Tuis person needs help. I hope she has her family around.

Nothingspecialhere · 25/05/2024 18:23

I’m 35 and just took out a new mortgage for 27 years. My kids aren’t disadvantaged in any way?!

Booksandsport · 25/05/2024 18:45

Why on earth would she be more inclined to lose her home than a 2 parent family?

It sounds like you think most couples are buying on one salary (maybe one parent at home) and so there is the opportunity for the other person to add income if necessary.
But the reality is any family I know who bought a house (as opposed to renting) bought based on both people earning, so there is equal possibility of them losing their home if a parent lost their job.

Honestly give yourself a break, you do not need to be overpaying.

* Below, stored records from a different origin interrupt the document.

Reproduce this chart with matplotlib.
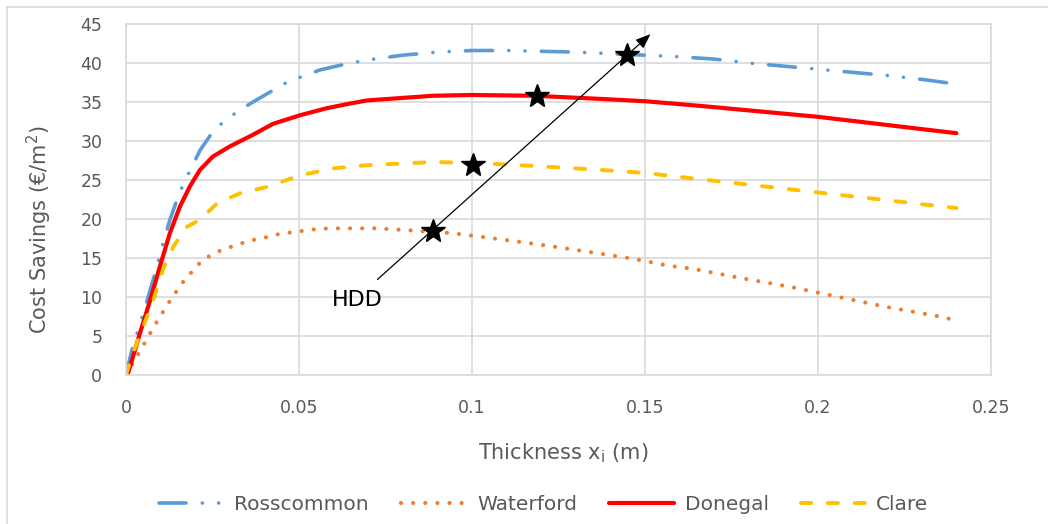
import matplotlib
matplotlib.use("Agg")
import matplotlib.pyplot as plt
from matplotlib.lines import Line2D

# thickness (m) and cost savings (EUR/m2)
x_ross = [0, 0.0017, 0.005, 0.0084, 0.0107, 0.0127, 0.0147, 0.0165, 0.0185, 0.0214,
          0.0248, 0.028, 0.032, 0.0367, 0.0425, 0.0468, 0.0512, 0.056, 0.0638, 0.07,
          0.08, 0.09, 0.1, 0.11, 0.12, 0.13, 0.14, 0.15, 0.16, 0.17, 0.18, 0.19,
          0.2, 0.21, 0.22, 0.23, 0.24]
y_ross = [0, 3.2, 7.9, 13.0, 16.9, 19.9, 22.4, 24.4, 26.2, 28.8,
          31.0, 32.4, 33.7, 35.0, 36.5, 37.6, 38.3, 39.1, 39.9, 40.4,
          41.0, 41.4, 41.6, 41.6, 41.5, 41.4, 41.2, 41.0, 40.8, 40.5, 40.0, 39.6,
          39.2, 38.8, 38.4, 37.9, 37.3]

x_water = [0, 0.002, 0.0037, 0.0054, 0.0072, 0.0089, 0.0107, 0.0127, 0.0147, 0.0168,
           0.019, 0.0214, 0.0243, 0.0275, 0.0309, 0.0342, 0.0376, 0.041, 0.0445, 0.048,
           0.0515, 0.055, 0.0587, 0.0622, 0.0728, 0.0835, 0.094, 0.1046, 0.115, 0.126,
           0.1364, 0.1466, 0.157, 0.164, 0.178, 0.192, 0.206, 0.22, 0.234, 0.24]
y_water = [0, 1.5, 2.8, 4.1, 5.5, 6.8, 8.1, 9.5, 10.8, 12.1,
           13.2, 14.4, 15.3, 16.0, 16.5, 17.0, 17.4, 17.7, 18.1, 18.3,
           18.5, 18.7, 18.8, 18.8, 18.8, 18.5, 18.2, 17.6, 17.0, 16.3,
           15.6, 14.9, 14.0, 13.6, 12.4, 11.3, 10.0, 8.7, 7.6, 7.0]

x_done = [0, 0.0006, 0.004, 0.007, 0.0098, 0.0127, 0.0156, 0.0185, 0.0214, 0.0251,
          0.03, 0.0367, 0.0425, 0.0503, 0.058, 0.0647, 0.0697, 0.0888, 0.1, 0.118,
          0.137, 0.15, 0.166, 0.2, 0.24]
y_done = [0, 0.2, 5.3, 9.6, 13.9, 18.2, 21.6, 24.2, 26.3, 28.0,
          29.3, 30.8, 32.2, 33.3, 34.2, 34.8, 35.2, 35.8, 35.9, 35.8,
          35.4, 35.1, 34.5, 33.1, 31.0]

x_clare = [0, 0.002, 0.005, 0.0079, 0.0107, 0.0136, 0.0176, 0.0214, 0.0263, 0.033,
           0.0407, 0.0503, 0.06, 0.0697, 0.0888, 0.1, 0.118, 0.137, 0.15, 0.2, 0.24]
y_clare = [0, 2.8, 6.2, 9.6, 13.5, 16.4, 19.0, 19.9, 22.0, 23.3,
           24.1, 25.6, 26.5, 26.9, 27.3, 27.2, 26.8, 26.3, 25.9, 23.4, 21.4]

# optimum points marked with stars
star_x = [0.0888, 0.1004, 0.1187, 0.1449]
star_y = [18.4, 26.9, 35.8, 41.0]

plt.rcParams['font.family'] = ['DejaVu Sans']
grey = '#595959'

fig = plt.figure(figsize=(10.48, 5.24), dpi=100)
ax = fig.add_axes([0.1202, 0.2844, 0.8254, 0.6698])

ax.plot(x_ross, y_ross, color='#5B9BD5', lw=2.6, dash_capstyle='round',
        dashes=(7.5, 4.5, 0.01, 4.5, 0.01, 4.5), label='Rosscommon')
ax.plot(x_water, y_water, color='#ED7D31', lw=3.0, dash_capstyle='round',
        dashes=(0.01, 2.9), label='Waterford')
ax.plot(x_done, y_done, color='#FF0000', lw=3.0, solid_capstyle='round',
        label='Donegal')
ax.plot(x_clare, y_clare, color='#FFC000', lw=2.8, dash_capstyle='round',
        dashes=(2.6, 4.3), label='Clare')

ax.plot(star_x, star_y, ls='none', marker='*', ms=18, color='black', zorder=5)

ax.annotate('', xy=(0.1516, 43.7), xytext=(0.0727, 12.25),
            arrowprops=dict(arrowstyle='-|>,head_length=0.9,head_width=0.35',
                            color='black', lw=0.9, shrinkA=0, shrinkB=0), zorder=6)
ax.text(0.0668, 9.6, 'HDD', fontsize=16, color='black', ha='center', va='center')

ax.set_xlim(0, 0.25)
ax.set_ylim(0, 45)
ax.set_xticks([0, 0.05, 0.1, 0.15, 0.2, 0.25])
ax.set_xticklabels(['0', '0.05', '0.1', '0.15', '0.2', '0.25'])
ax.set_yticks(range(0, 46, 5))
ax.grid(True, color='#D9D9D9', lw=1.2)
ax.set_axisbelow(True)
for s in ax.spines.values():
    s.set_color('#D9D9D9')
    s.set_linewidth(1.2)
ax.tick_params(length=0, labelsize=12.5, labelcolor=grey, pad=17)

ax.set_xlabel('Thickness x$_\\mathregular{i}$ (m)', fontsize=15, color=grey)
ax.set_ylabel('Cost Savings (€/m$^\\mathregular{2}$)', fontsize=15, color=grey)
ax.xaxis.set_label_coords(0.506, -0.19)
ax.yaxis.set_label_coords(-0.083, 0.413)

ax.legend(loc='upper center', bbox_to_anchor=(0.483, -0.29), ncol=4, frameon=False,
          fontsize=14.5, labelcolor=grey, handlelength=3.2, columnspacing=1.6,
          handletextpad=0.55)

# outer chart frame (top and left edges visible)
fig.add_artist(Line2D([7 / 1048, 1], [1 - 7 / 524, 1 - 7 / 524], color='#D9D9D9', lw=1.2))
fig.add_artist(Line2D([7 / 1048, 7 / 1048], [0, 1 - 7 / 524], color='#D9D9D9', lw=1.2))

fig.savefig('out.png', dpi=100)
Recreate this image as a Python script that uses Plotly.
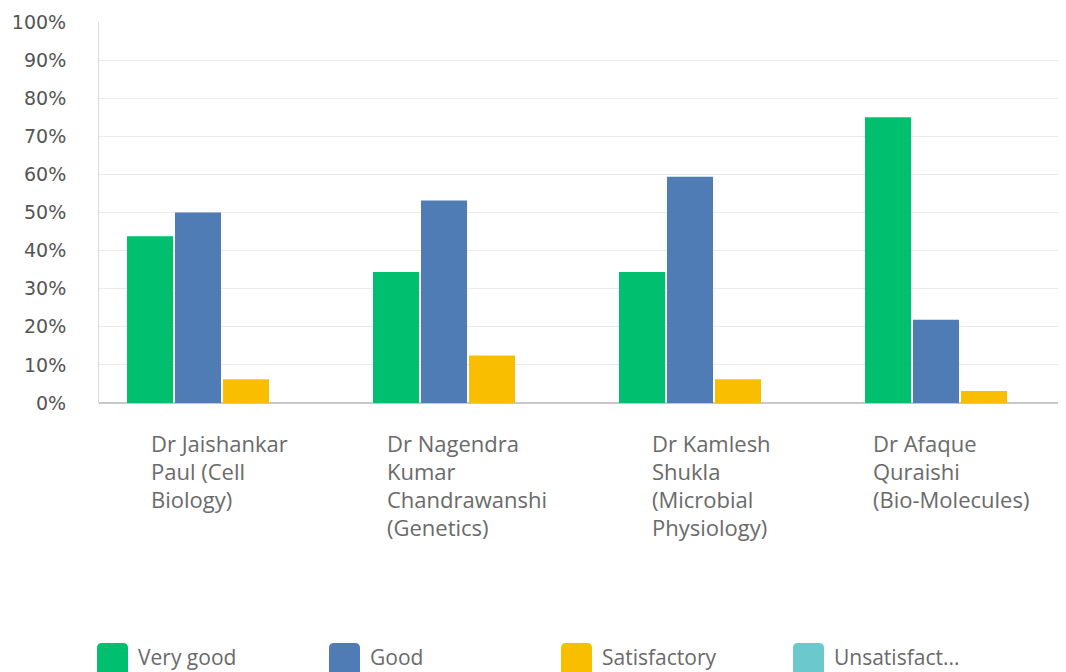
import plotly.graph_objects as go

categories = [
    ["Dr Jaishankar", "Paul (Cell", "Biology)"],
    ["Dr Nagendra", "Kumar", "Chandrawanshi", "(Genetics)"],
    ["Dr Kamlesh", "Shukla", "(Microbial", "Physiology)"],
    ["Dr Afaque", "Quraishi", "(Bio-Molecules)"],
]
very_good = [43.75, 34.38, 34.38, 75.0]
good = [50.0, 53.13, 59.38, 21.88]
satisfactory = [6.25, 12.5, 6.25, 3.13]
unsatisfactory = [0, 0, 0, 0]

series_names = ["Very good", "Good", "Satisfactory", "Unsatisfact..."]
series_colors = ["#00BF6F", "#507CB6", "#F9BE00", "#6BC8CD"]
series_values = [very_good, good, satisfactory, unsatisfactory]

# label block left offsets (px) relative to category centre
label_offsets = [-72, -82, -63, -88]

x_idx = list(range(len(categories)))

W, H = 1058, 664          # page has an 8px body margin
ML, MT, MB, MR = 91, 14, 269, 0
plot_w = W - ML - MR
plot_h = H - MT - MB
OFF = 8

def fx(p):  # page px -> paper x
    return (p - OFF - ML) / plot_w

def fy(p):  # page px -> paper y
    return (H - MB - (p - OFF)) / plot_h

fig = go.Figure()
for name, color, vals in zip(series_names, series_colors, series_values):
    fig.add_trace(go.Bar(
        x=x_idx, y=vals, name=name,
        marker=dict(color=color, line=dict(width=0)),
        showlegend=False,
    ))

text_color = "#6a6a6a"
font_family = "'Open Sans', sans-serif"

for i, lines in enumerate(categories):
    for j, line in enumerate(lines):
        fig.add_annotation(
            x=i, xref="x", y=fy(443 + 28 * j), yref="paper",
            xanchor="left", yanchor="middle", xshift=label_offsets[i] - 1,
            text=line, showarrow=False, align="left",
            font=dict(size=22, color=text_color, family=font_family),
        )

# custom legend (rounded squares)
for k, (name, color) in enumerate(zip(series_names, series_colors)):
    px0 = 97 + 232 * k
    px1 = px0 + 31
    py0 = 643
    py1 = 676
    r = 5
    path = (f"M {fx(px0+r)},{fy(py0)} L {fx(px1-r)},{fy(py0)} Q {fx(px1)},{fy(py0)} {fx(px1)},{fy(py0+r)} "
            f"L {fx(px1)},{fy(py1)} L {fx(px0)},{fy(py1)} "
            f"L {fx(px0)},{fy(py0+r)} Q {fx(px0)},{fy(py0)} {fx(px0+r)},{fy(py0)} Z")
    fig.add_shape(type="path", xref="paper", yref="paper", path=path,
                  fillcolor=color, line=dict(width=0))
    fig.add_annotation(
        x=fx(px1 + 8), xref="paper", y=fy(657), yref="paper",
        xanchor="left", yanchor="middle", text=name, showarrow=False,
        font=dict(size=21, color=text_color, family=font_family),
    )

fig.update_layout(
    width=W, height=H,
    margin=dict(l=ML, r=MR, t=MT, b=MB, pad=0),
    paper_bgcolor="white", plot_bgcolor="white",
    barmode="group", bargap=0.22, bargroupgap=0.04,
    font=dict(family=font_family, color=text_color),
)
fig.update_xaxes(
    range=[-0.5, 3.431], showticklabels=False, showgrid=False,
    showline=False, zeroline=False,
)
fig.update_yaxes(
    range=[0, 100], dtick=10, ticksuffix="%",
    showgrid=True, gridcolor="#ebebeb", gridwidth=1,
    showline=True, linecolor="#d9d9d9", linewidth=1,
    zeroline=True, zerolinecolor="#c8c8c8", zerolinewidth=2,
    tickfont=dict(size=19, color="#555555", family="'DejaVu Sans', sans-serif"),
    ticklabelstandoff=28, ticks="",
)

fig.write_html("out.html")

Laurmolonlabe · 25/05/2024 18:55

Paying your mortgage off is not going to magically transform you into a two parent family. The deprivations single children suffer are much more usually connected with spending time with parents , rather than financial deprivations, although finances can be a factor I assure you as a child of a single parent myself- finances were an issue both before and after my parents separated, this was not really where the problems lay.
Even if you never get any financial help, love and a stable emotional homelife are far more important than having plenty of money.
Worrying and starving yourself for an irrelevant goal( which you irrationally feel is hugely important) can only make matters worse, especially considering your health condition.
Rather than worrying like this I would look into life insurance to cover your mortgage and give your daughter an income, should your health seriously fail.

ResultsMayVary · 29/05/2024 09:06

Does your home loan allow you to put extra payments in a 100% offset account. If you can that would reduce your interest payment but have money to tide you over in emergencies.

You are doing so well so don't forget to enjoy life and your daughter as well

Goodtogossip · 03/06/2024 10:13

I understand to a point where you are coming from being worried that you're on your own & all responsibilities are on you but please try not to over worry about your Daughter being disadvantaged. God forbid if anything happened & you couldn't pay your mortgage for whatever reason then your insurance would kick in for a time until you found employment. Also you sound like you're a very determined person so you'd take work where ever to provide for your child & benefits would top up your income should it not be as high as you're earning now. Please speak with your Dr about your worries as you sound like you have bad anxiety. I'm sure you'll be ok whether your mortgage is paid off by the time you're 40 or not & your Daughter won't suffer at all.